The same could be said about Yohendrick Pinango’s ability to get the ball airborne. In the Dominican last year, Pinango showed an incredible ability to limit the strikeouts (6.9%), but also put the ball on the ground quite a bit (48.8%). In his 15 plate appearances this fall, he grounded out 11 times without making any outs in the air.
Remember, this 13-game sample is about as small as you can get. Now is not the time to start freaking out, unless you choose to lose your minds over someone playing well. And in that case, by all means, freak out as you see fit.
Two rising stars
We’ve gotta end on a high note here, and there is no better way to do that than by highlighting two guys that I don’t think most of the Cubs world is too familiar with. Yonathan Perlaza and Alfonso Rivas put up crazy-good numbers and should be on your radar.

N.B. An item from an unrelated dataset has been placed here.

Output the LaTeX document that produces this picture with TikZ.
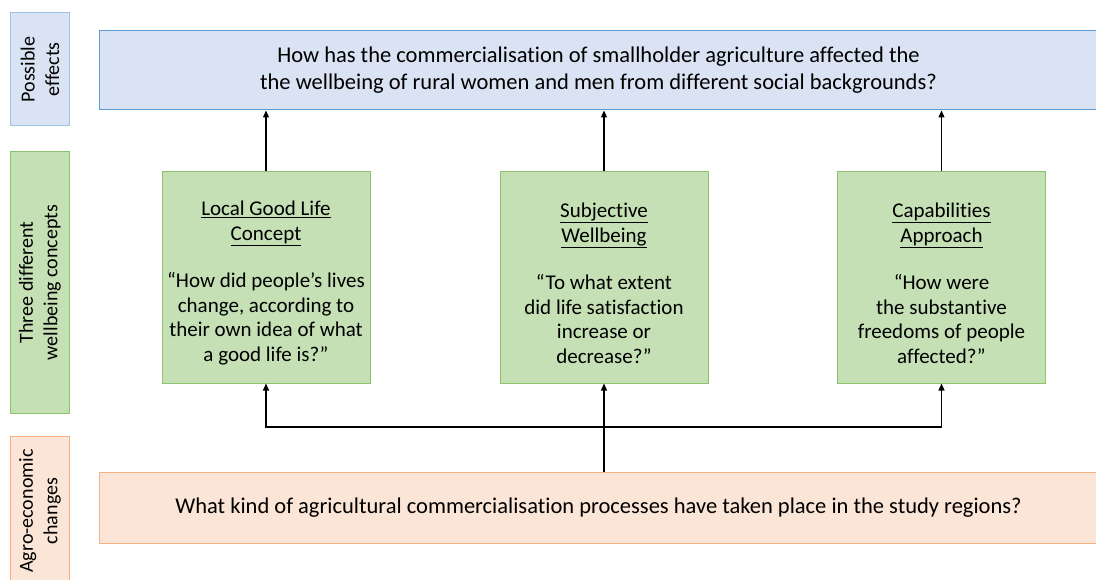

Perlaza is in the process of converting from the infield to the outfield and he played all three spots out there this fall. Part of the reason he is making the switch is so he can focus on absolutely mashing the ball like he did over the last few weeks. He homered and tripled while walking in 18.2% of his plate appearances on his way to a 1.066 OPS.
Rivas, the return from the Athletics in the Tony Kemp trade, slashed .389/.571/.500/1.071 in his 28 plate appearances. Yes, that’s an OBP well above .500 thanks mostly to the fact that he walked at a 28.6% clip. No, it isn’t possible to hold that number up over the course of a season, but my god is that ridiculous to look at. In addition to his keen eye, he only struck out three times all fall. Rivas might be the most advanced hitter in the system and could see some playing time in Chicago next year, whether that is as a backup first baseman or getting some time in left field.
Again, these numbers aren’t definitive and there’s no chance for Mervis to leapfrog Miguel Amaya and Brailyn Marquez on top prospect lists because of his strong showing in the fall instructional league. At the same time, I am going to savor every single one of these numbers until we get real-life minor league games in 2021 and you are more than welcome to follow my example.